Muna Hussaini walked into her polling station near Austin, Texas, with her daughter on Election Day. Her excitement was weighed down by fear.
Now a mother of two, Hussaini was born and raised in the United States to immigrant parents from India. But as a Muslim woman who wears hijab, she’s seen firsthand the angry and xenophobic rhetoric that still plagues this country. Sometimes, she still feels unsafe in her rightful home.
“This election has wreaked havoc on our family as Muslims, who have continued to look on in horror as women, Latinos, Blacks, gays … so many have been denigrated,” she confessed in a private post to tens of thousands of strangers in Pantsuit Nation, a secret Facebook group. (Her post is shared here with permission.)
“These people and their views will still be here after the election. And who will now be walking around with a target on their back?”
Hussaini watched her 8-year-old daughter press the buttons in the voting booth. She cried.
“Is it true, Mom, do Obama and Hillary think it’s OK for two men to marry each other?” her daughter asked. “That’s what one kid said at school today and why I should vote for Trump.”
Hussaini replied: “Baby, what if tomorrow someone said we can’t eat meat because it’s against their religious beliefs?”
Her daughter paused to process the thought before agreeing that it wouldn’t be fair.
“That’s right, sweet love,” Hussaini said. “That’s the beauty of democracy in the USA. No one’s religion gets to be more important than other people’s beliefs. That’s called separation of church and state. And you can’t pick and choose, otherwise tomorrow, someone will get to tell Mommy to take her scarf off. If two dads want to marry, we have to fight for their right to do so. We have to show up and vote.”
Tuesday morning was full of hope and inspiration for the Hussaini family. But the next day, they woke up to an opposite feeling.
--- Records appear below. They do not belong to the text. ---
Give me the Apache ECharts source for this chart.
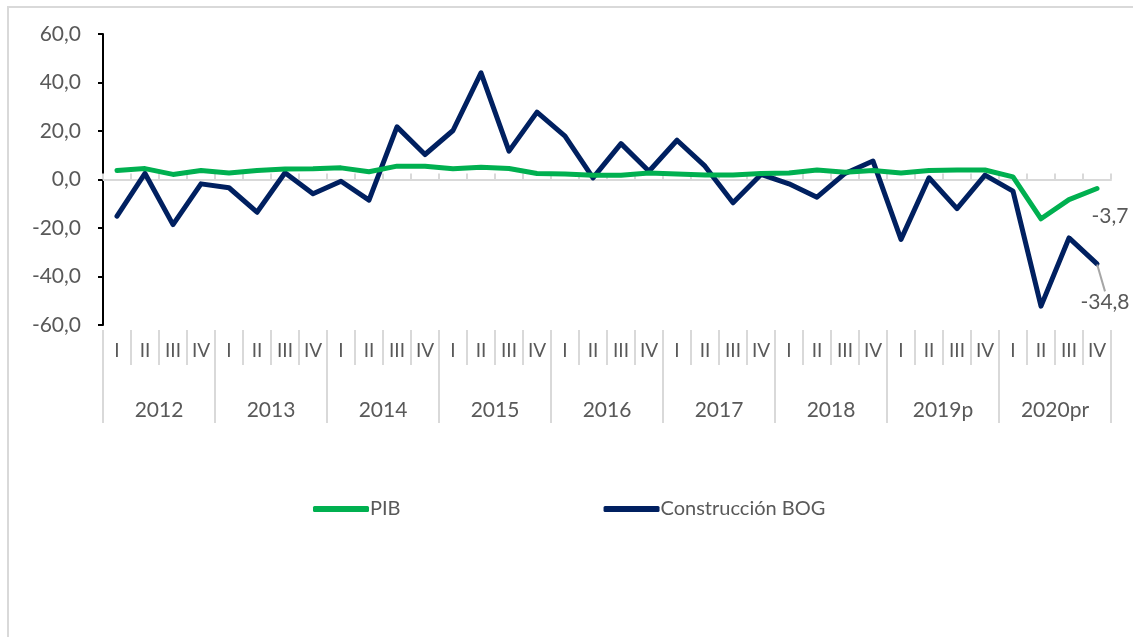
<!DOCTYPE html>
<html>
<head>
<meta charset="utf-8">
<script src="https://cdn.jsdelivr.net/npm/echarts@6/dist/echarts.min.js"></script>
<style>
html, body { margin: 0; padding: 0; background: #fff; }
#frame { position: absolute; left: 7px; top: 6px; width: 1140px; height: 640px; border: 2px solid #d9d9d9; box-sizing: border-box; }
#main { position: absolute; left: 0; top: 0; width: 1133px; height: 637px; }
</style>
</head>
<body>
<div id="frame"></div>
<div id="main"></div>
<script>
// trimestres y años
const quarters = ['I', 'II', 'III', 'IV']
const years = ['2012', '2013', '2014', '2015', '2016', '2017', '2018', '2019p', '2020pr']
const categories = []
years.forEach(function (y) {
    quarters.forEach(function (q) { categories.push(y + ' ' + q) })
})

// variación anual (%)
const pib = [
    3.7, 4.5, 2.1, 3.7, 2.7, 3.7, 4.3, 4.4, 4.8, 3.2, 5.5, 5.5,
    4.4, 5.1, 4.5, 2.5, 2.3, 1.8, 1.8, 2.7, 2.3, 1.9, 1.9, 2.5,
    2.7, 3.9, 3.0, 3.7, 2.7, 3.7, 3.9, 3.9, 1.1, -16.2, -8.3, -3.7
]
const construccion = [
    -15.1, 2.5, -18.6, -1.8, -3.4, -13.5, 2.8, -5.9, -0.7, -8.5, 21.7, 10.3,
    20.2, 44.0, 11.7, 27.8, 17.9, 0.7, 14.8, 3.4, 16.2, 5.5, -9.6, 2.1,
    -1.8, -7.3, 2.5, 7.6, -24.7, 0.7, -12.0, 1.8, -4.8, -52.2, -24.1, -34.8
]

const font = 'Lato'
const gray = '#595959'
const green = '#00b050'
const navy = '#002060'
const fmt = function (v) { return v.toFixed(1).replace('.', ',') }

// solo la última cifra lleva etiqueta
function withEndLabel (arr, label) {
    return arr.map(function (v, i) {
        if (i !== arr.length - 1) return v
        return { value: v, label: label }
    })
}

const chart = echarts.init(document.getElementById('main'))
const option = {
    animation: false,
    textStyle: { fontFamily: font },
    grid: { left: 103, right: 22, top: 34, bottom: 312 },
    legend: {
        left: 308,
        top: 494,
        itemGap: 203,
        itemWidth: 56,
        itemHeight: 6,
        icon: 'roundRect',
        textStyle: { fontFamily: font, fontSize: 20, color: gray, padding: [0, 0, 0, -4] },
        data: [
            { name: 'PIB', itemStyle: { color: green, opacity: 1 } },
            { name: 'Construcción BOG', itemStyle: { color: navy, opacity: 1 } }
        ]
    },
    xAxis: [
        {
            type: 'category',
            data: categories,
            axisLine: { onZero: true, lineStyle: { color: '#d9d9d9', width: 2 } },
            axisTick: { show: true, inside: true, length: 6, interval: 0, lineStyle: { color: '#d9d9d9', width: 2 } },
            axisLabel: { show: false }
        },
        {
            type: 'category',
            data: categories,
            position: 'bottom',
            offset: 5,
            axisLine: { show: false, onZero: false },
            axisTick: { show: true, length: 35, interval: 0, lineStyle: { color: '#d9d9d9', width: 2 } },
            axisLabel: {
                interval: 0,
                margin: 11,
                fontFamily: font,
                fontSize: 19,
                color: gray,
                formatter: function (v) { return v.split(' ')[1] }
            }
        },
        {
            type: 'category',
            data: years,
            position: 'bottom',
            offset: 5,
            axisLine: { show: false, onZero: false },
            axisTick: { show: true, length: 93, interval: 0, lineStyle: { color: '#d9d9d9', width: 2 } },
            axisLabel: { interval: 0, margin: 70, fontFamily: font, fontSize: 21, color: gray }
        }
    ],
    yAxis: {
        type: 'value',
        min: -60,
        max: 60,
        interval: 20,
        splitLine: { show: false },
        axisLine: { show: true, onZero: false, lineStyle: { color: '#000', width: 2 } },
        axisTick: { show: true, length: 5, lineStyle: { color: '#000', width: 2 } },
        axisLabel: { margin: 22, fontFamily: font, fontSize: 21, color: gray, formatter: fmt }
    },
    series: [
        {
            name: 'PIB',
            type: 'line',
            xAxisIndex: 0,
            symbol: 'circle',
            symbolSize: 1,
            showSymbol: true,
            color: green,
            lineStyle: { width: 5, color: green, cap: 'round', join: 'round' },
            itemStyle: { color: green },
            label: { show: false },
            data: withEndLabel(pib, {
                show: true,
                position: 'bottom',
                offset: [13, 12],
                fontFamily: font,
                fontSize: 21,
                color: gray,
                formatter: function (p) { return fmt(p.value) }
            }),
            z: 3
        },
        {
            name: 'Construcción BOG',
            type: 'line',
            xAxisIndex: 0,
            symbol: 'circle',
            symbolSize: 1,
            showSymbol: true,
            color: navy,
            lineStyle: { width: 5, color: navy, cap: 'round', join: 'round' },
            itemStyle: { color: navy },
            label: { show: false },
            labelLine: { show: true, lineStyle: { color: '#a6a6a6', width: 2 } },
            labelLayout: { dx: 8, dy: 22 },
            data: withEndLabel(construccion, {
                show: true,
                position: 'bottom',
                fontFamily: font,
                fontSize: 21,
                color: gray,
                formatter: function (p) { return fmt(p.value) }
            }),
            z: 2
        }
    ]
}
chart.setOption(option)
window.addEventListener('resize', function () {
    chart.resize()
})
</script>
</body>
</html>
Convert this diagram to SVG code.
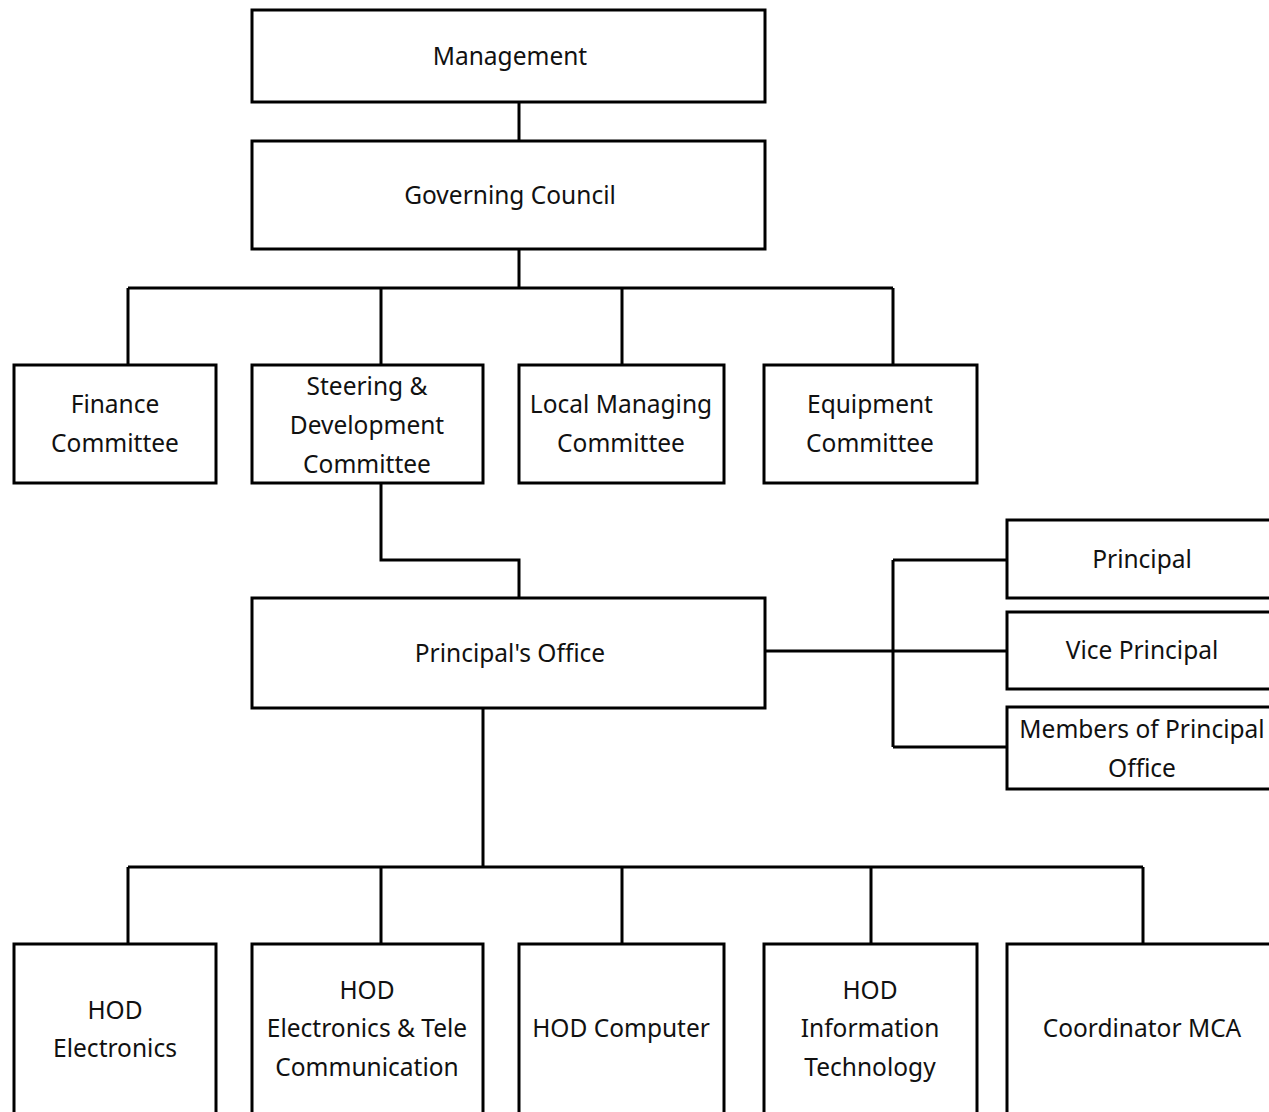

Like many parents, Hussaini tries not to push too many worldviews on her daughter. But on Wednesday morning after Election Day, that was simply unavoidable.
Her daughter was terrified of being kicked out of the country she was born in, with an impenetrable wall between her and her friends. She asked, in detail, questions about passports, contingencies, and travel plans and whether it was even safe for her to go school.
Hussaini did her best to explain how the government works — that there’s a Constitution and three separate branches with a system of checks and balances built in to make sure no one has too much power.
She told her daughter, “We want to be positive, because as Americans, we believe in our laws and [that] people are generally good” — even though, she noted, she wasn’t even sure if she believed those words herself.
But sometimes, she said, you need to believe in something, even if it’s just to hearing yourself say it. Sometimes that’s what it takes to get by.
“What would be helpful [now] is knowing I’m not alone,” Hussaini told me. “That if hate comes out in full force that I can keep my family safe.”
“I’m an American citizen, born and raised, and I don’t feel safe or comfortable. I don’t know when my rights are going to be infringed upon and if they will, what I am supposed to do.
I want to know that my freedom of religion is covered.
I want to know that my freedom of speech is still safe.
I want to know that America is still for me.”